I found out about Cliff’s death on September 29, 1986, a Monday, and a full two days after his death. This was the pre-internet era and news travelled a lot slower than it does now but newspapers and newscasts had already picked up the story. It was my friend Janice who came running over and said, “someone from Metallica died in a bus accident in Sweden. But, I don’t know who.” We speculated who it was and the impact to the band. “Please don’t let it be James. I love him so much,” she said. In hindsight, that seems rather shallow.
It wasn’t James Hetfield, it was Cliff Burton who was killed by their tour bus when it lost control and tipped on its side. He was killed in what could be considered a series of ironic fate driven events: he happened to win the “nicest” bunk in a game of cards that night, the window happened to have a broken latch, he happened to fall out of the bus as it tipped on it’s side, and there’s speculation that he was still alive but while trying to lift the bus with a crane, it fell and killed him at that moment. The driver disappeared shortly after that and was never seen or heard from again.
Either way, this was a terrible terrible tragedy and I personally think the beginning of the end of the thrash metal scene in San Francisco… the musical equivalent of losing your project linch pin at a critical, defining moment. Without his stubborn drive, energy, and charisma, the life force that fed the music scene in San Francisco changed… it became less super charged as creativity languished for many years after. It seemed less invincible.
The spot where Cliff died is 12-miles north of Ljungby in Sweden; there’s a memorial stone that fans recently put on the side of the road to denote the spot. From Stockholm the memorial is a 4-hour drive South. From Copenhagen it is a 2-hour drive North. Ironically, Cliff hated Copenhagen and it seems extra sad to me that this is where he spent his last moments. I have experienced the fear and despair at the thought of dying in a strange place and hope that in his last moments he was completely unaware of what was happening.
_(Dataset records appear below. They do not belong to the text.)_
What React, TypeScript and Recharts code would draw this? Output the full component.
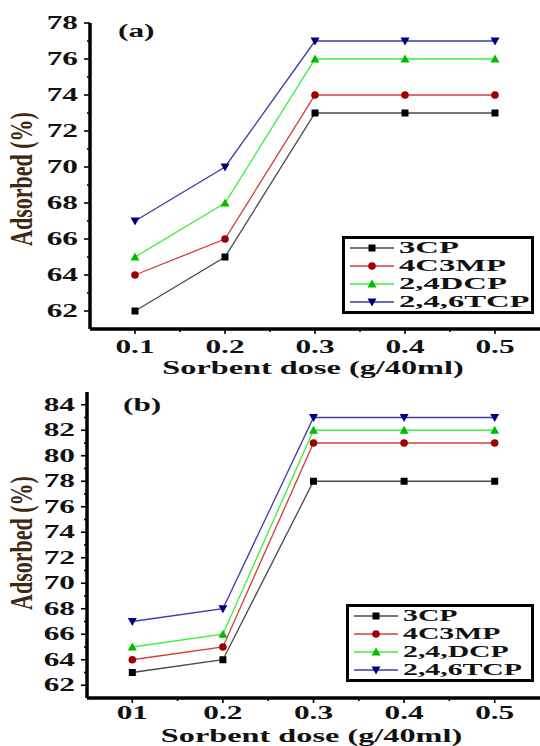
import React from 'react';
import { LineChart, Line, XAxis, YAxis, Legend, Label } from 'recharts';

// sorbent dose (g / 40 ml)
const doses = [0.1, 0.2, 0.3, 0.4, 0.5];

// panel (a)
const cp3A = [62, 65, 73, 73, 73];
const c3mpA = [64, 66, 74, 74, 74];
const dcpA = [65, 68, 76, 76, 76];
const tcpA = [67, 70, 77, 77, 77];
const namesA = ['3CP', '4C3MP', '2,4DCP', '2,4,6TCP'];
const xLabelsA = ['0.1', '0.2', '0.3', '0.4', '0.5'];
const yTicksA = [62, 63, 64, 65, 66, 67, 68, 69, 70, 71, 72, 73, 74, 75, 76, 77, 78];

// panel (b)
const cp3B = [63, 64, 78, 78, 78];
const c3mpB = [64, 65, 81, 81, 81];
const dcpB = [65, 66, 82, 82, 82];
const tcpB = [67, 68, 83, 83, 83];
const namesB = ['3CP', '4C3MP', '2,4,DCP', '2,4,6TCP'];
const xLabelsB = ['01', '0.2', '0.3', '0.4', '0.5'];
const yTicksB = [62, 63, 64, 65, 66, 67, 68, 69, 70, 71, 72, 73, 74, 75, 76, 77, 78, 79, 80, 81, 82, 83, 84];

const xTicks = [0.1, 0.15, 0.2, 0.25, 0.3, 0.35, 0.4, 0.45, 0.5];

const keys = ['s1', 's2', 's3', 's4'];
const styles = [
  { line: '#4a4a4a', mark: '#000000', kind: 'square' },
  { line: '#d83a3a', mark: '#9c0000', kind: 'circle' },
  { line: '#3cf03c', mark: '#00bb00', kind: 'up' },
  { line: '#3b3ba6', mark: '#000080', kind: 'down' },
];

const FONT = '"Liberation Serif", "Times New Roman", serif';
const STRETCH = 1.74;

const buildRows = (series: number[][]) =>
  doses.map((d, i) => {
    const row: Record<string, number> = { dose: d };
    series.forEach((s, j) => (row[keys[j]] = s[i]));
    return row;
  });

const dataA = buildRows([cp3A, c3mpA, dcpA, tcpA]);
const dataB = buildRows([cp3B, c3mpB, dcpB, tcpB]);

const Marker = ({ kind, cx, cy, color }: any) => {
  if (kind === 'square') return <rect x={cx - 3.5} y={cy - 3.5} width={7} height={7} fill={color} />;
  if (kind === 'circle') return <circle cx={cx} cy={cy} r={3.8} fill={color} />;
  if (kind === 'up')
    return <polygon points={`${cx},${cy - 4.5} ${cx + 4.5},${cy + 3.5} ${cx - 4.5},${cy + 3.5}`} fill={color} />;
  return <polygon points={`${cx},${cy + 4.5} ${cx + 4.5},${cy - 3.5} ${cx - 4.5},${cy - 3.5}`} fill={color} />;
};

const makeDot = (idx: number) => (props: any) => {
  const { cx, cy, index } = props;
  if (cx == null || cy == null) return <g key={`d${idx}-${index}`} />;
  return (
    <g key={`d${idx}-${index}`}>
      <Marker kind={styles[idx].kind} cx={cx} cy={cy} color={styles[idx].mark} />
    </g>
  );
};

const makeXTick = (labels: string[], dy: number) => (props: any) => {
  const { x, y, payload } = props;
  const v = Math.round(payload.value * 100);
  const major = v % 10 === 0;
  const axisY = y - 12;
  return (
    <g>
      <line x1={x} x2={x} y1={axisY} y2={axisY + (major ? 5 : 3)} stroke="#000" strokeWidth={1.6} />
      {major && (
        <text
          transform={`translate(${x},${axisY + dy}) scale(${STRETCH},1)`}
          textAnchor="middle"
          dominantBaseline="central"
          fontFamily={FONT}
          fontWeight="bold"
          fontSize={18}
          fill="#111"
        >
          {labels[v / 10 - 1]}
        </text>
      )}
    </g>
  );
};

const YTick = (props: any) => {
  const { x, y, payload } = props;
  const major = payload.value % 2 === 0;
  const axisX = x + 12;
  return (
    <g>
      <line x1={axisX} x2={axisX - (major ? 6 : 3)} y1={y} y2={y} stroke="#000" strokeWidth={1.6} />
      {major && (
        <text
          transform={`translate(${x},${y}) scale(${STRETCH},1)`}
          textAnchor="end"
          dominantBaseline="central"
          fontFamily={FONT}
          fontWeight="bold"
          fontSize={18}
          fill="#111"
        >
          {payload.value}
        </text>
      )}
    </g>
  );
};

const makeLegend = (names: string[], fontSize: number, stretch: number, rowH: number) => () => (
  <div
    style={{
      border: '3px solid #000',
      background: '#fff',
      boxSizing: 'border-box',
      width: '100%',
      height: '100%',
      paddingLeft: 5,
      overflow: 'hidden',
    }}
  >
    {names.map((n, i) => (
      <div key={n} style={{ display: 'flex', alignItems: 'center', height: rowH }}>
        <svg width={44} height={rowH} style={{ flex: 'none' }}>
          <line x1={0} x2={44} y1={rowH / 2} y2={rowH / 2} stroke={styles[i].line} strokeWidth={1.3} />
          <Marker kind={styles[i].kind} cx={22} cy={rowH / 2} color={styles[i].mark} />
        </svg>
        <span
          style={{
            display: 'inline-block',
            marginLeft: 5,
            fontFamily: FONT,
            fontWeight: 'bold',
            fontSize,
            lineHeight: `${rowH}px`,
            height: rowH,
            color: '#111',
            transform: `scaleX(${stretch})`,
            transformOrigin: 'left center',
            whiteSpace: 'nowrap',
          }}
        >
          {n}
        </span>
      </div>
    ))}
  </div>
);

const makeYTitle = (dy: number) => (props: any) => {
  const vb = props.viewBox || { x: 0, y: 0, width: 0, height: 0 };
  const cx = vb.x + 22;
  const cy = vb.y + vb.height / 2 + dy;
  return (
    <text
      transform={`translate(${cx},${cy}) scale(1.45,1) rotate(-90)`}
      textAnchor="middle"
      dominantBaseline="central"
      fontFamily={FONT}
      fontWeight="bold"
      fontSize={22}
      fill="#3e2812"
    >
      Adsorbed (%)
    </text>
  );
};

const makeXTitle = (dy: number) => (props: any) => {
  const vb = props.viewBox || { x: 0, y: 0, width: 0, height: 0 };
  const cx = vb.x + vb.width / 2 - 2;
  const cy = vb.y + dy;
  return (
    <text
      transform={`translate(${cx},${cy}) scale(1.7,1)`}
      textAnchor="middle"
      dominantBaseline="central"
      fontFamily={FONT}
      fontWeight="bold"
      fontSize={19}
      fill="#111"
    >
      Sorbent dose (g/40ml)
    </text>
  );
};

interface PanelProps {
  data: Record<string, number>[];
  names: string[];
  xLabels: string[];
  yTicks: number[];
  yDomain: [number, number];
  height: number;
  top: number;
  yAxisWidth: number;
  xAxisHeight: number;
  tickDy: number;
  titleDy: number;
  yTitleDy: number;
  legendBox: { left: number; top: number; width: number; height: number };
  legendFont: number;
  legendStretch: number;
  legendRow: number;
  letter: string;
  letterPos: { left: number; top: number };
}

const Panel: React.FC<PanelProps> = (p) => (
  <div style={{ position: 'absolute', left: 0, top: p.top, width: 540, height: p.height }}>
    <LineChart width={540} height={p.height} data={p.data} margin={{ top: p.height - p.xAxisHeight - 306, right: 0, left: 0, bottom: 0 }}>
      <XAxis
        dataKey="dose"
        type="number"
        domain={[0.05, 0.55]}
        ticks={xTicks}
        interval={0}
        allowDataOverflow
        height={p.xAxisHeight}
        tickSize={6}
        tickMargin={6}
        tickLine={false}
        axisLine={{ stroke: '#000', strokeWidth: 3.5 }}
        tick={makeXTick(p.xLabels, p.tickDy)}
      >
        <Label content={makeXTitle(p.titleDy)} />
      </XAxis>
      <YAxis
        type="number"
        domain={p.yDomain}
        ticks={p.yTicks}
        interval={0}
        allowDataOverflow
        width={p.yAxisWidth}
        tickSize={6}
        tickMargin={6}
        tickLine={false}
        axisLine={{ stroke: '#000', strokeWidth: 3.5 }}
        tick={YTick}
      >
        <Label content={makeYTitle(p.yTitleDy)} />
      </YAxis>
      <Legend
        layout="vertical"
        align="center"
        verticalAlign="middle"
        content={makeLegend(p.names, p.legendFont, p.legendStretch, p.legendRow)}
        wrapperStyle={{ ...p.legendBox, position: 'absolute' }}
      />
      {keys.map((k, i) => (
        <Line
          key={k}
          dataKey={k}
          name={p.names[i]}
          type="linear"
          stroke={styles[i].line}
          strokeWidth={1.3}
          dot={makeDot(i)}
          activeDot={false}
          isAnimationActive={false}
        />
      ))}
    </LineChart>
    <div
      style={{
        position: 'absolute',
        left: p.letterPos.left,
        top: p.letterPos.top,
        fontFamily: FONT,
        fontWeight: 'bold',
        fontSize: 18,
        lineHeight: '18px',
        color: '#111',
        transform: `scaleX(${STRETCH})`,
        transformOrigin: 'left center',
      }}
    >
      {p.letter}
    </div>
  </div>
);

export default function App() {
  return (
    <div style={{ position: 'absolute', left: 0, top: 0, width: 540, height: 746, background: '#fff', overflow: 'hidden' }}>
      <Panel
        data={dataA}
        names={namesA}
        xLabels={xLabelsA}
        yTicks={yTicksA}
        yDomain={[61, 78]}
        height={380}
        top={0}
        yAxisWidth={90}
        xAxisHeight={51}
        tickDy={18}
        titleDy={39}
        yTitleDy={3}
        legendBox={{ left: 342, top: 236, width: 192, height: 78 }}
        legendFont={17}
        legendStretch={1.92}
        legendRow={18}
        letter="(a)"
        letterPos={{ left: 118, top: 22 }}
      />
      <Panel
        data={dataB}
        names={namesB}
        xLabels={xLabelsB}
        yTicks={yTicksB}
        yDomain={[61, 85]}
        height={366}
        top={380}
        yAxisWidth={87}
        xAxisHeight={48}
        tickDy={15.5}
        titleDy={38}
        yTitleDy={-2}
        legendBox={{ left: 346, top: 224, width: 188, height: 78 }}
        legendFont={17}
        legendStretch={1.75}
        legendRow={18}
        letter="(b)"
        letterPos={{ left: 123, top: 16 }}
      />
    </div>
  );
}
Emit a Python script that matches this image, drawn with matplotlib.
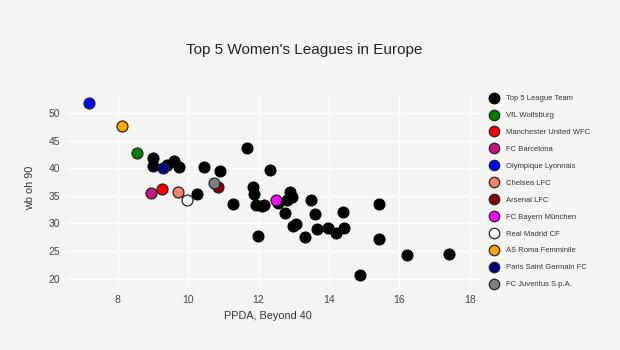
import matplotlib

matplotlib.use("Agg")
import matplotlib.pyplot as plt
from matplotlib.lines import Line2D

plt.rcParams["font.family"] = ["Liberation Sans", "DejaVu Sans"]

BG = "#f4f4f3"

# other top-5 league teams (black dots)
other_x = [8.99, 8.99, 9.41, 9.61, 9.74, 10.24, 10.46, 10.91, 11.27, 11.66,
           11.85, 11.88, 11.93, 12.09, 12.16, 12.33, 11.99, 12.56, 12.89, 12.94,
           12.82, 12.75, 12.97, 13.07, 13.32, 13.48, 13.61, 13.67, 13.97, 14.20,
           14.41, 14.44, 15.42, 15.42, 14.88, 16.21, 17.40]
other_y = [41.9, 40.5, 40.6, 41.4, 40.3, 35.4, 40.2, 39.5, 33.6, 43.7,
           36.6, 35.4, 33.4, 33.1, 33.4, 39.7, 27.8, 33.8, 35.7, 34.8,
           34.3, 31.9, 29.6, 29.95, 27.6, 34.3, 31.8, 29.0, 29.2, 28.3,
           32.1, 29.2, 33.5, 27.2, 20.7, 24.2, 24.5]

# highlighted clubs
teams = ["VfL Wolfsburg", "Manchester United WFC", "FC Barcelona", "Olympique Lyonnais",
         "Chelsea LFC", "Arsenal LFC", "FC Bayern München", "Real Madrid CF",
         "AS Roma Femminile", "Paris Saint Germain FC", "FC Juventus S.p.A."]
team_x = [8.54, 9.25, 8.95, 7.18, 9.72, 10.84, 12.50, 9.98, 8.11, 9.28, 10.73]
team_y = [42.75, 36.3, 35.5, 51.8, 35.8, 36.7, 34.3, 34.3, 47.6, 40.0, 37.3]
team_colors = ["#008000", "#ff0000", "#c71585", "#0000ff", "#fa8072", "#8b0000",
               "#ff00ff", "#ffffff", "#ffa500", "#000080", "#808080"]

fig = plt.figure(figsize=(6.2, 3.5), dpi=100, facecolor=BG)
ax = fig.add_axes([67 / 620, 62 / 350, 414 / 620, 193 / 350], facecolor=BG)

ax.scatter(other_x, other_y, s=62, c="black", edgecolors="black", linewidths=0.8, zorder=3)
for x, y, col in zip(team_x, team_y, team_colors):
    ax.scatter([x], [y], s=62, c=col, edgecolors="#222222", linewidths=0.9, zorder=4)

ax.set_xlim(6.56, 18.32)
ax.set_ylim(18.3, 53.3)
ax.set_xticks([8, 10, 12, 14, 16, 18])
ax.set_yticks([20, 25, 30, 35, 40, 45, 50])
ax.grid(color="white", lw=1.0, zorder=0)
ax.set_axisbelow(True)
for s in ax.spines.values():
    s.set_visible(False)
ax.tick_params(length=0, labelsize=7.5, labelcolor="#444444", pad=5)

ax.set_xlabel("PPDA, Beyond 40", fontsize=7.8, color="#333333")
ax.xaxis.set_label_coords(0.486, -0.12)
ax.set_ylabel("wb oh 90", fontsize=7.8, color="#333333", va="center")
ax.yaxis.set_label_coords(-0.089, 0.518)

fig.text(0.49, 1 - 50 / 350, "Top 5 Women's Leagues in Europe", fontsize=11,
         color="#222222", ha="center", va="center")

handles = [Line2D([], [], ls="", marker="o", ms=7.5, mfc="black", mec="black",
                  label="Top 5 League Team")]
for name, col in zip(teams, team_colors):
    handles.append(Line2D([], [], ls="", marker="o", ms=7.5, mfc=col, mec="#222222",
                          mew=0.9, label=name))
fig.legend(handles=handles, loc="upper left", bbox_to_anchor=(488 / 620, 1 - 95 / 350),
           frameon=False, fontsize=5.5, labelspacing=1.25, handlelength=1.5,
           handletextpad=0.8, borderpad=0, borderaxespad=0, labelcolor="#333333")

fig.savefig("out.png", dpi=100, facecolor=BG)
Back in California, hidden behind the playground at Marshall Elementary in Castro Valley where he and his family lived, there is another memorial to Cliff, his brother Scott, and others who were students or teachers at the school. In 1975, 16-year old Scott died of a brain aneurism and some have said that his death was the catalyst behind Cliff’s desire to be a musician.
I visited the site to pay my respects. Cliff’s memorial stone was clear and free of debris while others were covered with tree foliage. I spent time cleaning up the little garden out of respect and it was not lost on me that even 28-years after Cliff’s death people still come to the site to remember him.
RIP Cliff. As the stone says: Thank you for your beautiful music.